There were other suitors, including a young man (reportedly fictitious) with whom she is said to have fallen in love with in 1801, who died before they could meet again. She agreed to marry an heir to a large estate but changed her mind the next day. She then rejected a clergyman, Edward Bridges, and sometimes regretted her refusal.

Her fiction is generally kind to husbands, with a few exceptions: usually minor characters, snobbish and fatuous toadies like Mr. Collins or Mr. Elton, whom we are introduced to as suitors. Husbands are usually on display as former suitors, or as fathers, rather than as husbands.

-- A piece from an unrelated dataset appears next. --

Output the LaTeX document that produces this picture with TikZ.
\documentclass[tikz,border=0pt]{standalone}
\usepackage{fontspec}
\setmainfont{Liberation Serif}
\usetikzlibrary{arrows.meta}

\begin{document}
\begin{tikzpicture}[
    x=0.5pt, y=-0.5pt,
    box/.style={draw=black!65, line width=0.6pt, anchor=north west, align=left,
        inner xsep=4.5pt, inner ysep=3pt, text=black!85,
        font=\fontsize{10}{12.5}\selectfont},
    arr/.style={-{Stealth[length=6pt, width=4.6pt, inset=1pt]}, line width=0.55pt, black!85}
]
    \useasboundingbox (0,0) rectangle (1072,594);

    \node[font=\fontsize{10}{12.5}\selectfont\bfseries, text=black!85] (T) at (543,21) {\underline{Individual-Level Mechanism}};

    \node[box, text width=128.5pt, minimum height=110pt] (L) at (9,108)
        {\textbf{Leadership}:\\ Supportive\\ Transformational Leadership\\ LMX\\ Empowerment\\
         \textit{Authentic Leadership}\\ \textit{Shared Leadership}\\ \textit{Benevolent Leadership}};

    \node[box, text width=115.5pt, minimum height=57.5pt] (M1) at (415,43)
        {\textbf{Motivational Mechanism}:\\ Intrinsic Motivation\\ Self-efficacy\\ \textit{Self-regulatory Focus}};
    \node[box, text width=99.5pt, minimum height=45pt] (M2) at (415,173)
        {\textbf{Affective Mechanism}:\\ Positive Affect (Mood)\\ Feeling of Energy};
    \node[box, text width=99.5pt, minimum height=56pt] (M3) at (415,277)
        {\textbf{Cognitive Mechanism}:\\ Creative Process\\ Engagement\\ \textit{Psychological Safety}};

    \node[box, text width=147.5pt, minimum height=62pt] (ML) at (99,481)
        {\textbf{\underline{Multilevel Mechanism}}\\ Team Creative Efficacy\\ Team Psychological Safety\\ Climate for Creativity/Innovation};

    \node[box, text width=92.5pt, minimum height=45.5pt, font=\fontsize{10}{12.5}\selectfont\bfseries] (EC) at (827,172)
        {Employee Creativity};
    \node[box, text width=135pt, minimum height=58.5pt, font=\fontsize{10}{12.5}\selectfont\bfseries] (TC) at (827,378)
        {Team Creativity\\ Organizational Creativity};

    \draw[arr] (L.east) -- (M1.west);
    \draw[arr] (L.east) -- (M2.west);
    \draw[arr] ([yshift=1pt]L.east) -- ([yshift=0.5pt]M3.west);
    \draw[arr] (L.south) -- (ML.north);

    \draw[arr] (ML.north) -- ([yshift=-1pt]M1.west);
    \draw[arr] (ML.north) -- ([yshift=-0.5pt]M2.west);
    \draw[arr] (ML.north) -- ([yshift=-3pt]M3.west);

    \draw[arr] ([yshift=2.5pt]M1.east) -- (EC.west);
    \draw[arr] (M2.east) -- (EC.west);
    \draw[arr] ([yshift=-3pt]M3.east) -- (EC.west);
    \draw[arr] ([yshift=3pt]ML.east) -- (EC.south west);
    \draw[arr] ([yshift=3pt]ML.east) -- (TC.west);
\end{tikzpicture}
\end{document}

Although her works had sympathy for women who showed a romantic indifference to worldly prudence in the name of true love, Austen's last novel, Persuasion, reverses the pattern, suggesting the rightness of obeying one's first and strongest affections, of taking risks for love, of the error of not marrying in youth because of strong opinion from elders.

After Jane's death, her sister Cassandra marked a passage on this subject, about the heroine Anne Elliot, with the words ''Dear, dear Jane!'' But even as she completed this elegiacal work, another side of her was preparing, in the unfinished Sanditon, a hardened satire on senseless romantic sensibilities, reminiscent of the burlesques she wrote in her youth.